Anywhere treasury funds are used to support private activities or institutions of any kind, the government should not discriminate against a religious organization which provides an equivalent.
By the way, my personal preference would be to repeal all federal welfare legislation (excepting the sort for humanitarian disaster relief). The government should not tax us chumps and feed the money to non-religious charities. That takes it away from the religious charities, which on balance do a better job of helping the poor and addicted.
Well, I guess that failing to tax citizens to pay a pastor could be seen as hampering that pastor's work. But I think most reasonable people believe that the Establishment Clause means that taxpayer money should not go to support religious institutions. Due to the tax-deductability of charitable contributions the government already indirectly supports the choices of its citizens to pay for their pastors.
The fact that one part of the Constitution is not well enforced should not call the entire document into question. Unfortunately, it does. Brushing aside the First Amendment makes respect for the document suffer further.

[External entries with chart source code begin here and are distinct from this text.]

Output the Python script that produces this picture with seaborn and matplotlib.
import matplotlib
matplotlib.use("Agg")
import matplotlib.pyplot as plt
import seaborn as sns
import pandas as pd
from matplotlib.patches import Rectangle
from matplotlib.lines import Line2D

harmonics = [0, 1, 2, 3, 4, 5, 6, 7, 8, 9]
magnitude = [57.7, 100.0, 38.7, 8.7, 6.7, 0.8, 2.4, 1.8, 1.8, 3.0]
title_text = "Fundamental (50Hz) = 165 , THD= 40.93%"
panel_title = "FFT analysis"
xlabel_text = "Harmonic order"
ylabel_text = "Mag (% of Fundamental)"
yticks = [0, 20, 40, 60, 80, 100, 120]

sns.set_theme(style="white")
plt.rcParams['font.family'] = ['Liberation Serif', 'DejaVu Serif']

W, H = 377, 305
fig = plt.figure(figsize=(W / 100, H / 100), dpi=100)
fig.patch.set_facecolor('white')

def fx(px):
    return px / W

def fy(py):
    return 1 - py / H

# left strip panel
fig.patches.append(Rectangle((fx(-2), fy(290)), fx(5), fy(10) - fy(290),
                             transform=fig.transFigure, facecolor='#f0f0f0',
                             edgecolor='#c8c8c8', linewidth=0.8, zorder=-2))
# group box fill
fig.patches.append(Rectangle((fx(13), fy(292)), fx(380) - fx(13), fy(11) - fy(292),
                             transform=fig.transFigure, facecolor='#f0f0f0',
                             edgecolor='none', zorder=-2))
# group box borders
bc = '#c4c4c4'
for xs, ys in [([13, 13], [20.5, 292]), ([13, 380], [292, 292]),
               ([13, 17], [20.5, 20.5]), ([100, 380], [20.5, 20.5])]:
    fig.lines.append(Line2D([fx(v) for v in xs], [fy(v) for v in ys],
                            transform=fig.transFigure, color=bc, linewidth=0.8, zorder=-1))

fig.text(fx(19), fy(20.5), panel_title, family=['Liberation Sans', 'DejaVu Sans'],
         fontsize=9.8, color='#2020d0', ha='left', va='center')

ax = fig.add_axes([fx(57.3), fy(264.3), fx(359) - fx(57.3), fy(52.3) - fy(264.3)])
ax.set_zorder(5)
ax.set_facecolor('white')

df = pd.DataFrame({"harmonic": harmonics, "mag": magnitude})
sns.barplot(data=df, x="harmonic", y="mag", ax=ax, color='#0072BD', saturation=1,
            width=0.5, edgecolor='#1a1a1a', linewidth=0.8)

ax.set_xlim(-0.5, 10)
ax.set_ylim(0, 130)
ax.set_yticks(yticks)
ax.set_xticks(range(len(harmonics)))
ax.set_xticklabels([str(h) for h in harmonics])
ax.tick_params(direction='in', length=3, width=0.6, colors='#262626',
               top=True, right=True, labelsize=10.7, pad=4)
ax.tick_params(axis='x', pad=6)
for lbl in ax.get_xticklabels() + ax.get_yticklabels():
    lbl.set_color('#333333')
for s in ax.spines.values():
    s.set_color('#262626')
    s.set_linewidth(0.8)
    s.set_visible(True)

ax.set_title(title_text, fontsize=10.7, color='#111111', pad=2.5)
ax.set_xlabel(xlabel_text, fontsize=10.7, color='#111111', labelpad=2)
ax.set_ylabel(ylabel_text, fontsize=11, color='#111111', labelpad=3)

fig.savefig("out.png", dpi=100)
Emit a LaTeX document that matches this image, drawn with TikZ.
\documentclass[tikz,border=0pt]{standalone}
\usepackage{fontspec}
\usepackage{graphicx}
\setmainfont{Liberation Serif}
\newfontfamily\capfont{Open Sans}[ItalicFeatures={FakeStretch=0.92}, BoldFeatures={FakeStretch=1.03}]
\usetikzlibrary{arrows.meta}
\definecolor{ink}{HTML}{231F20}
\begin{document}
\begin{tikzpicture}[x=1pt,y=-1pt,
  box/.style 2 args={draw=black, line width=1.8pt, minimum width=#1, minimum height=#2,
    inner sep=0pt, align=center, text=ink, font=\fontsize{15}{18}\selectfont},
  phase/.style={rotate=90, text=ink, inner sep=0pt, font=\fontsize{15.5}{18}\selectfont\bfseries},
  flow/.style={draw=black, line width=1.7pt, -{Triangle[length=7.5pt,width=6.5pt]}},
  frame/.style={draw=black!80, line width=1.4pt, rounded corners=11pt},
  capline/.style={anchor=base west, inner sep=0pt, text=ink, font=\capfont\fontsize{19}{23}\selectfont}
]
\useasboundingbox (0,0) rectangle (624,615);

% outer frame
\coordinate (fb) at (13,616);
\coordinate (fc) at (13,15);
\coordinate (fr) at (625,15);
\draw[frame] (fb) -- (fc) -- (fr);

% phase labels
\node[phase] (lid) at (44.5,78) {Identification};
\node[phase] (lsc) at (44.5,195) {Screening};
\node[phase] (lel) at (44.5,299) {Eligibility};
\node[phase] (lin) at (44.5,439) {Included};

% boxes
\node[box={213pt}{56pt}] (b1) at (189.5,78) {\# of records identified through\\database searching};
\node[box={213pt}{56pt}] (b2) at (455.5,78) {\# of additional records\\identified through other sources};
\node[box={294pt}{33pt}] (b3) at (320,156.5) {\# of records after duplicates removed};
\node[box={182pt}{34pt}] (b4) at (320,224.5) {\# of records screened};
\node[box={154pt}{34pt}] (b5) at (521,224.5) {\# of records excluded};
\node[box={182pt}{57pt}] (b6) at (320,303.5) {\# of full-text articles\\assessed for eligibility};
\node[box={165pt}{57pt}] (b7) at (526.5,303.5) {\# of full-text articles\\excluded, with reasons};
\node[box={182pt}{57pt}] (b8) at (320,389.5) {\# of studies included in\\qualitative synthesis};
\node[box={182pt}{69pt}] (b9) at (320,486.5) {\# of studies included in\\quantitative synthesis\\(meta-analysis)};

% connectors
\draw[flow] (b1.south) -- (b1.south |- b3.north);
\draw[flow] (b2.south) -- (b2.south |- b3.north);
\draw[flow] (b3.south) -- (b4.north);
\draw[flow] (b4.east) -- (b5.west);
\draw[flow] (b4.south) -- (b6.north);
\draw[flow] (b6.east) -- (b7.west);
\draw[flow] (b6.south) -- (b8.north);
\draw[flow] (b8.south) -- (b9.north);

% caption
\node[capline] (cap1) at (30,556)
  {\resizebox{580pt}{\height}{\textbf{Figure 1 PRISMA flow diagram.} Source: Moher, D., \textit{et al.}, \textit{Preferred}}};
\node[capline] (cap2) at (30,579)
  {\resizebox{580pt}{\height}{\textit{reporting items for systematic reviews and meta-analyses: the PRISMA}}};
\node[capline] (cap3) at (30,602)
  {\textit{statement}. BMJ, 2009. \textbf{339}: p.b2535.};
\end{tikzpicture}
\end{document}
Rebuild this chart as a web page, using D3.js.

I certainly agree that cutting back on mandatory taxes would free up more money for charitable contributions, but that is really a separate issue.
Irrelevant.
But I think most reasonable people believe that the Establishment Clause means that taxpayer money should not go to support religious institutions.
Let's leave current beliefs out of it, since they are heavily influenced by the 1947 ruling which is under heavy fire. Let's concentrate on sticking closer to original intent to the best of our ability.
When "support" really approaches "establish", naturally it should be disallowed. When funds are used for partially secular purposes, it should be allowed.
I certainly agree that cutting back on mandatory taxes would free up more money for charitable contributions, but that is really a separate issue.
The whole issue of government largesse significantly impinges on our ability to do as the founders intended. I think it is fair to extrapolate that the overriding intent would be for government laws not to hamper religious works. This makes this issue relevant to the Establishment clause.
I support Judge Moore but not for these reasons. Your argument completely falls apart at the quote above.